Annie, I am SO sorry for your loss. I understand completely as I lost a dog a few years ago in an accident as well. I hope you guys will be okay! :) My thoughts are with you.
I'm sorry Annie, that is so sad, I know that you guys just loved her! Hope you're doing okay.
Annie, I am so sad about sweet little Sophie! She was such a hilarious little thing and so fun and entertaining to have around. She loved you so much and I know she will be waiting up in heaven to sit on your lap again! Your entry made me tear up...I now have puffy eyes as well. Love you and sorry about Mrs. Sophie!
Annie I am so sorry for your loss. It is so hard to lose our pets that are much more than animals. They are our family. My thoughts are with you. I know how hard it is. Sophie will hear all that you have said about her. She loves you.

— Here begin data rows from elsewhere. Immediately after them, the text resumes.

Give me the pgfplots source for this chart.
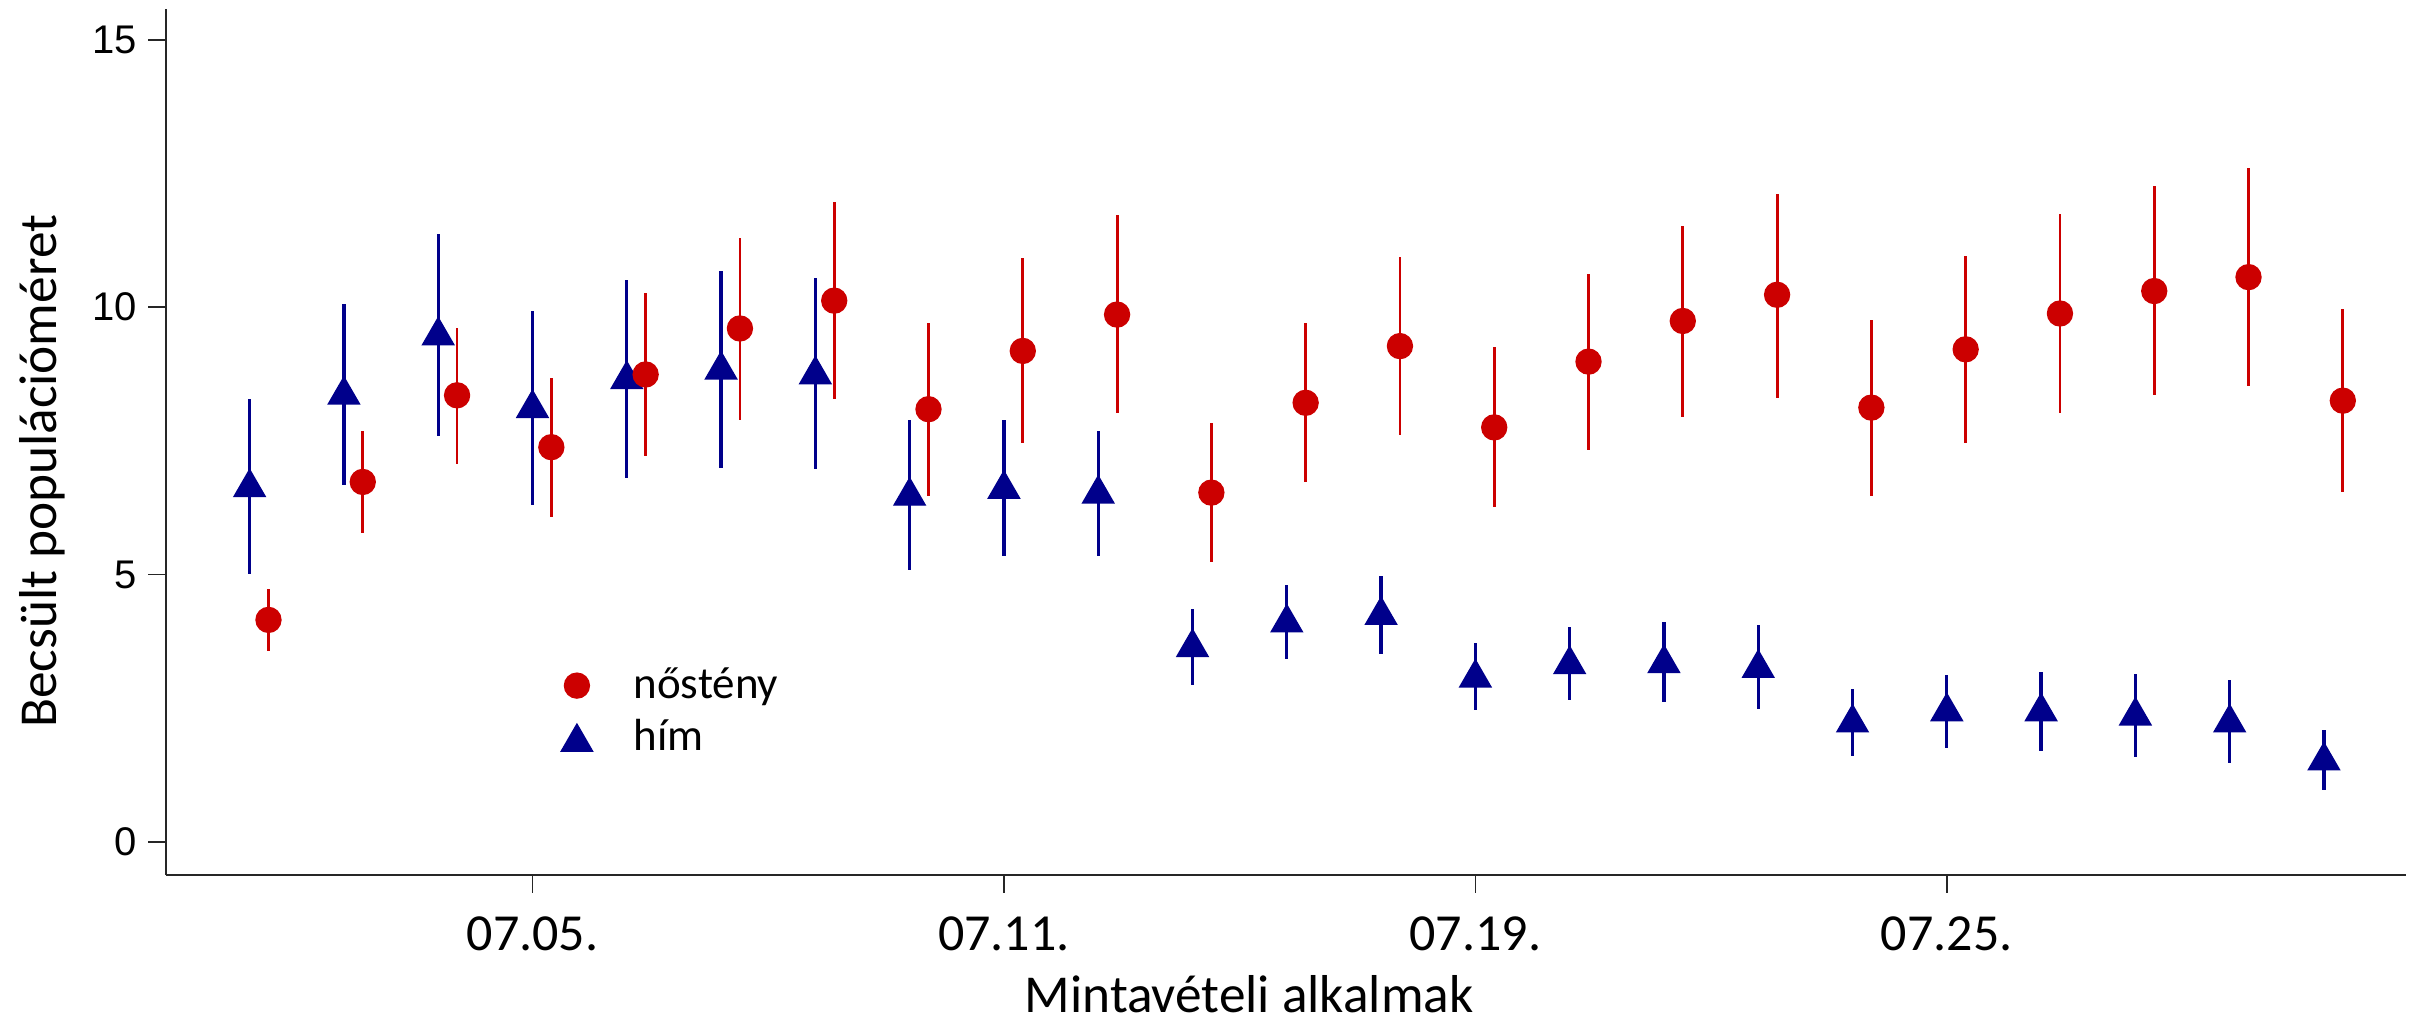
\documentclass[border=0pt]{standalone}
\usepackage{pgfplots}
\pgfplotsset{compat=1.18}
\usepackage{pgfplotstable}
\usepackage{fontspec}
\setmainfont{Carlito}
\newfontfamily\arialfont{Liberation Sans}
\definecolor{femred}{RGB}{204,0,0}
\definecolor{malenavy}{RGB}{0,0,139}

\pgfplotstableread{
x y top bot
1 6.71 8.28 5.01
2 8.44 10.06 6.68
3 9.55 11.36 7.59
4 8.19 9.92 6.29
5 8.73 10.50 6.80
6 8.91 10.68 7.00
7 8.82 10.54 6.97
8 6.55 7.89 5.09
9 6.68 7.89 5.34
10 6.59 7.69 5.35
11 3.72 4.35 2.94
12 4.18 4.80 3.42
13 4.32 4.98 3.52
14 3.15 3.71 2.46
15 3.40 4.02 2.65
16 3.42 4.11 2.61
17 3.33 4.05 2.48
18 2.31 2.86 1.61
19 2.52 3.12 1.75
20 2.52 3.18 1.70
21 2.44 3.13 1.59
22 2.31 3.03 1.47
23 1.60 2.10 0.97
}\himdata

\pgfplotstableread{
x y top bot
1.2 4.15 4.72 3.57
2.2 6.73 7.68 5.77
3.2 8.35 9.60 7.06
4.2 7.38 8.68 6.08
5.2 8.74 10.26 7.22
6.2 9.60 11.30 7.89
7.2 10.12 11.97 8.28
8.2 8.09 9.70 6.47
9.2 9.18 10.92 7.45
10.2 9.86 11.72 8.02
11.2 6.53 7.84 5.23
12.2 8.21 9.70 6.73
13.2 9.27 10.93 7.60
14.2 7.75 9.26 6.26
15.2 8.98 10.62 7.32
16.2 9.74 11.52 7.94
17.2 10.23 12.11 8.30
18.2 8.12 9.75 6.47
19.2 9.21 10.95 7.46
20.2 9.88 11.74 8.02
21.2 10.30 12.26 8.35
22.2 10.56 12.60 8.53
23.2 8.25 9.97 6.55
}\nosdata

\begin{document}
\begin{tikzpicture}
\useasboundingbox (-49.8pt,-46.2pt) rectangle (676.2pt,262.5pt);
\begin{axis}[
  at={(0pt,0pt)}, anchor=south west,
  scale only axis,
  width=672pt, height=259.9pt,
  xmin=0.113, xmax=23.87,
  ymin=-0.62, ymax=15.58,
  axis lines*=left,
  axis line style={line width=0.6pt, black!85},
  tick align=outside,
  major tick length=5.3pt,
  tick style={line width=0.5pt, black!85},
  xtick={4,9,14,19},
  xticklabels={07.05.,07.11.,07.19.,07.25.},
  xticklabel style={font=\fontsize{15.6}{18}\selectfont, yshift=-3.7pt},
  ytick={0,5,10,15},
  yticklabel style={font=\arialfont\fontsize{12}{14}\selectfont},
  /pgf/number format/assume math mode=true,
  xlabel={Mintavételi alkalmak},
  ylabel={Becsült populációméret},
  every axis x label/.style={at={(axis description cs:0.4835,0)}, anchor=base, yshift=-41.2pt, inner sep=0pt, font=\fontsize{16}{19}\selectfont},
  every axis y label/.style={at={(axis description cs:-0.0554,0.466)}, rotate=90, anchor=center, font=\fontsize{16}{19}\selectfont},
  reverse legend,
  legend image code/.code={\path (-4pt,0pt) (16.8pt,0pt); \draw[#1] plot coordinates {(0pt,0.7pt)};},
  legend style={at={(axis description cs:0.1762,0.2467)}, anchor=north west, draw=none, fill=none, inner sep=0pt, row sep=0pt,
    font=\fontsize{13.5}{15}\selectfont,
    nodes={inner xsep=0pt, inner ysep=0pt, text height=11pt, text depth=4.6pt}},
  legend cell align=left,
]
\addplot[only marks, mark=triangle*, mark size=5.4pt, color=malenavy,
  mark options={yshift=-1.35pt},
  error bars/.cd, y dir=both, y explicit, error mark=none,
  error bar style={line width=1pt, malenavy}]
  table[x=x, y=y, y error plus expr=\thisrow{top}-\thisrow{y}, y error minus expr=\thisrow{y}-\thisrow{bot}] {\himdata};
\addlegendentry{hím}
\addplot[only marks, mark=*, mark size=3.75pt, color=femred,
  error bars/.cd, y dir=both, y explicit, error mark=none,
  error bar style={line width=0.85pt, femred}]
  table[x=x, y=y, y error plus expr=\thisrow{top}-\thisrow{y}, y error minus expr=\thisrow{y}-\thisrow{bot}] {\nosdata};
\addlegendentry{nőstény}
\end{axis}
\end{tikzpicture}
\end{document}
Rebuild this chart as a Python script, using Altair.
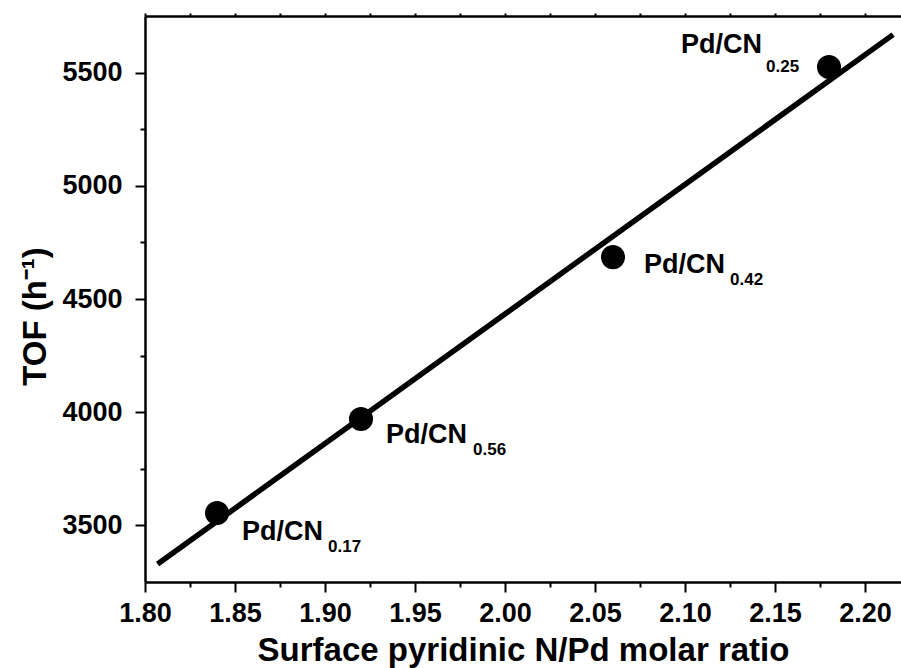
import altair as alt
import pandas as pd

# Catalyst series: surface pyridinic N/Pd ratio vs turnover frequency
ratio = [1.84, 1.92, 2.06, 2.18]
tof = [3555, 3970, 4685, 5525]
catalyst = ["Pd/CN", "Pd/CN", "Pd/CN", "Pd/CN"]
subscript = ["0.17", "0.56", "0.42", "0.25"]

# Axis tick values
x_major = [1.80, 1.85, 1.90, 1.95, 2.00, 2.05, 2.10, 2.15, 2.20]
x_minor = [1.825, 1.875, 1.925, 1.975, 2.025, 2.075, 2.125, 2.175]
y_major = [3500, 4000, 4500, 5000, 5500]
y_minor = [3750, 4250, 4750, 5250]

FONT = "Liberation Sans"

df = pd.DataFrame({"ratio": ratio, "tof": tof, "catalyst": catalyst, "sub": subscript})

xs = alt.Scale(domain=[1.80, 2.22], nice=False, zero=False)
ys = alt.Scale(domain=[3250, 5750], nice=False, zero=False)

base = alt.Chart(df)

# Least-squares fit line with the main axes
fit = base.transform_regression(
    "ratio", "tof", extent=[1.807, 2.2156]
).mark_line(color="black", strokeWidth=5.5).encode(
    x=alt.X("ratio:Q", scale=xs, axis=alt.Axis(
        orient="bottom", values=x_major, format=".2f",
        title="Surface pyridinic N/Pd molar ratio",
        tickSize=10, labelPadding=8, labelFontSize=27, labelFlush=False,
        labelOverlap=False,
        titleFontSize=33, titleY=78, titleBaseline="alphabetic",
    )),
    y=alt.Y("tof:Q", scale=ys, axis=alt.Axis(
        orient="left", values=y_major, format="d",
        title="TOF (h⁻¹)",
        tickSize=10, labelPadding=13, labelFontSize=27, labelFlush=False,
        labelOverlap=False,
        titleFontSize=33, titleX=-100, titleY=300,
        titleAlign="center", titleBaseline="alphabetic",
    )),
)

points = base.mark_circle(size=580, color="black", opacity=1).encode(
    x=alt.X("ratio:Q", scale=xs, axis=None),
    y=alt.Y("tof:Q", scale=ys, axis=None),
)

# Minor ticks on the bottom axis
x_minor_axis = base.mark_point(opacity=0).encode(
    x=alt.X("ratio:Q", scale=xs, title=None, axis=alt.Axis(
        orient="bottom", values=x_minor, tickSize=5, labels=False, domain=False,
    )),
    y=alt.Y("tof:Q", scale=ys, axis=None),
)

# Minor ticks on the left axis
y_minor_axis = base.mark_point(opacity=0).encode(
    x=alt.X("ratio:Q", scale=xs, axis=None),
    y=alt.Y("tof:Q", scale=ys, title=None, axis=alt.Axis(
        orient="left", values=y_minor, tickSize=5, labels=False, domain=False,
    )),
)

# Top frame line with small ticks
top_axis = base.mark_point(opacity=0).encode(
    x=alt.X("ratio:Q", scale=xs, title=None, axis=alt.Axis(
        orient="top", values=x_major + x_minor, tickSize=3, labels=False, domain=True,
    )),
    y=alt.Y("tof:Q", scale=ys, axis=None),
)

# Label offsets (main text, subscript) in pixels from each point
label_offsets = {
    "0.17": ((25, 27), (111, 39)),
    "0.56": ((25, 24), (112, 36)),
    "0.42": ((31, 16), (117, 28)),
    "0.25": ((-148, -14), (-63, 5)),
}

labels = []
for s, ((mdx, mdy), (sdx, sdy)) in label_offsets.items():
    sel = base.transform_filter(alt.datum.sub == s)
    enc = dict(
        x=alt.X("ratio:Q", scale=xs, axis=None),
        y=alt.Y("tof:Q", scale=ys, axis=None),
    )
    labels.append(sel.mark_text(
        align="left", baseline="alphabetic", dx=mdx, dy=mdy,
        font=FONT, fontSize=27, fontWeight="bold", color="black",
    ).encode(text="catalyst:N", **enc))
    labels.append(sel.mark_text(
        align="left", baseline="alphabetic", dx=sdx, dy=sdy,
        font=FONT, fontSize=17, fontWeight="bold", color="black",
    ).encode(text="sub:N", **enc))

chart = alt.layer(
    x_minor_axis, y_minor_axis, top_axis, fit, points, *labels
).resolve_axis(
    x="independent", y="independent"
).properties(
    width=756, height=566,
    autosize=alt.AutoSizeParams(type="none"),
    padding={"left": 145, "top": 16, "right": 0, "bottom": 86},
    background="white",
).configure_view(
    strokeWidth=0
).configure_axis(
    grid=False,
    labelFont=FONT, titleFont=FONT,
    labelFontWeight="bold", titleFontWeight="bold",
    labelColor="black", titleColor="black",
    domainColor="black", tickColor="black",
    domainWidth=2.5, tickWidth=2,
)

chart.save("out.html", embed_options={"renderer": "svg", "actions": False})
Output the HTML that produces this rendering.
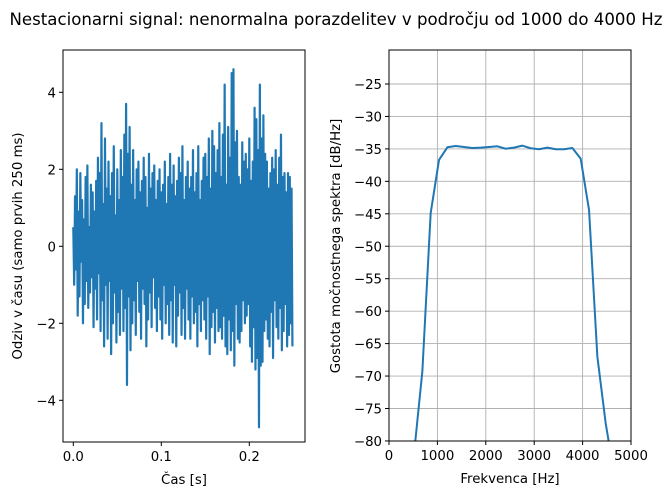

It's so tough to lose a member of your family. I'm thinking about you today and remembering that cute Sophie. Oh yeah, and I'm bringing you some bread. I think carbs ease pain.
I am crying right now. We are thinking about you and are so sad about cute Sophie! We love you lots!
I'm so sorry to hear about the news. She was a cute little dog.
I am so so so sorry to hear about little Sophie. I know how much you loved her and I know she knows it to. I remember the years before our kids talking away the night shifts about our dogs! She was very lucky to be loved by such a great family and you guys so blessed to have her love. Oh Annie I feel so bad!
xoxoxo
Oh Annie,
I am so sorry. I feel like our pets our as much a member of our family as anyone. This must be so hard for you and your family. I hope you find some comfort soon.
This post made me cry with you Annie. I am so so sorry for your family's loss. We will miss her too.
Let me know if there is anything I can do and when you're feeling up for that walk :)
cass
oh Annie SOOOO SAD!!! Gosh, I am so sorry! What a tough loss. =( She was such a sweet looking dog!